Topic: Corporate Law
Mexico has always been an attractive investment opportunity for big American conglomerates. But in recent years, the country has evolved into a new haven for smaller business owners, too. New start-up incentives have popped up, red tape is being lifted and the disposable income of Mexico’s rapidly expanding middle class has provided a wide range of business opportunities for U.S. citizens.
And although it might feel somewhat daunting to try and set up a small business south of the border, the truth is that it’s actually a relatively simple process. You’ve just got to do your homework.
In order to help you get started, here are a few crucial tips and tricks you can’t afford to miss when starting a small business in Mexico.
Registering Your Company. Assuming you’ve already got a stellar business idea and a rock-solid business plan, your first order of business will be to register your company in Mexico. Thanks to the North American Free Trade Agreement (NAFTA), there are very few restrictions on your ability to own and operate a Mexican business as an American. You do not need to be a Mexican resident, nor do you technically have to travel to the country. There are a couple of business areas, such as the oil and gas industry, that are off limits or highly restricted. Yet for the most part, you will be free to register just about any type of company without hindrance.
First, you’ll need to obtain authorization to use your desired company name from the Secretaria de Relaciones Exteriores which usually takes a couple of days. Next, you will be required to sign and submit an incorporation deed, and apply to receive a tax identification number for your new company from the Secretaria de Hacienda y Credito Publico.
If you’re planning on hiring employees at your new business, you’ll also need to register with the Instituto Mexicano del Seguro Social to set up pension accounts for your employees, and register for payroll tax with your company’s new local tax administration through the Secretaria de Finanzas.
After you’ve incorporated your new business and set yourself up with the tax man, there will inevitably be some municipal permits you may be required to obtain before you are allowed to start trading.
No matter where you set up shop, you will need to advise your local authority of when you plan to start trading. In most urban areas, you’ll also be expected to apply for various zoning permits before you are allowed to carry out certain business activities. And if you plan on manufacturing anything from your Mexican premises, you must first submit an environmental impact statement to the Secretaría de Medio Ambiente y Recursos Naturales in order to ensure the work you’ll be doing complies with local rules on air or noise emissions and waste rules.
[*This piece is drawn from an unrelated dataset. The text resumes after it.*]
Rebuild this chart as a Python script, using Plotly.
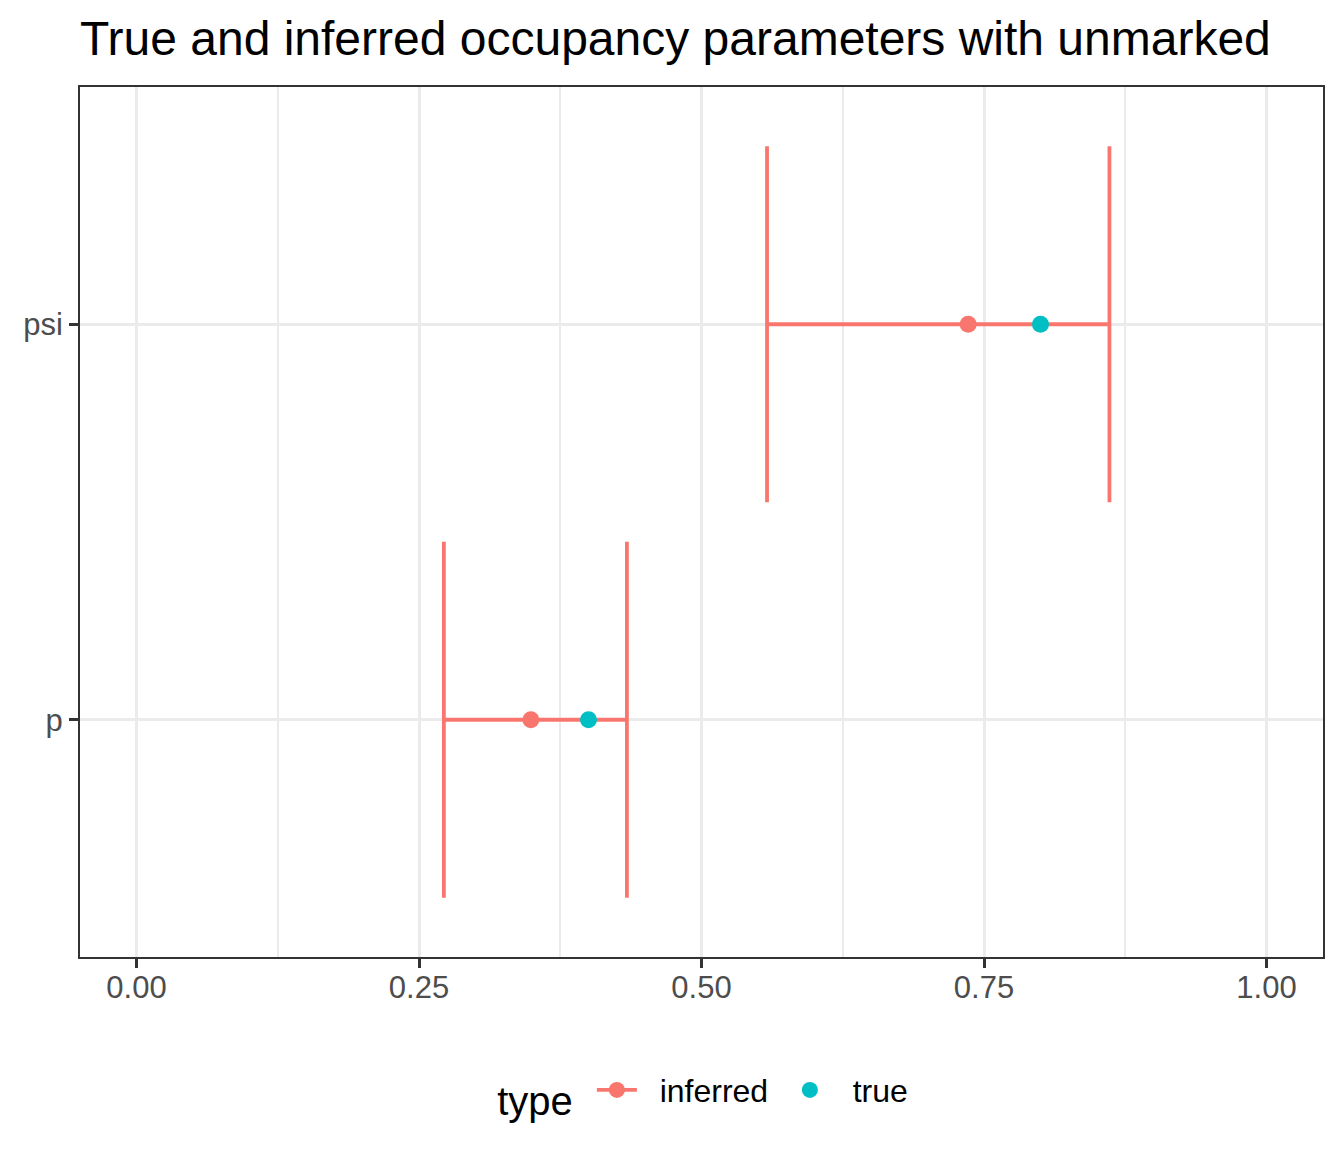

Likewise, if your business will be selling food or drink, you’ll be expected to obtain separate health licenses from both your municipal authority, as well as the Secretaría de Salud.
Visa and Immigration
Although you don’t need to be a Mexican resident to start a business in Mexico, you will need to obtain an immigration visa if you’d like to physically work at your Mexican business.
You can apply for both resident and non-resident visas at a number of Mexican consulates worldwide, or you can apply for a visa after arriving in the country through the Secretaría de Gobernación. The process normally takes around one month, depending upon the complexity of your individual circumstances. In all honesty, getting your hands on a Mexican work visa is typically the most cumbersome aspect of starting up a business in the country – but because you’re not allowed to work under a tourist visa, there’s simply no way around it.
The Bottom Line
At the end of the day, there are several hoops you’ll need to jump through in order to start a business in Mexico. Bearing that in mind, you should always consult a legal professional before launching the process. It could ultimately save you a lot of time and stress.
But so long as you do your homework and follow all of the rules and regulations in place, starting up in Mexico can be a relatively quick and painless process — and once you’ve set up shop, the opportunities for expansion and success are virtually endless.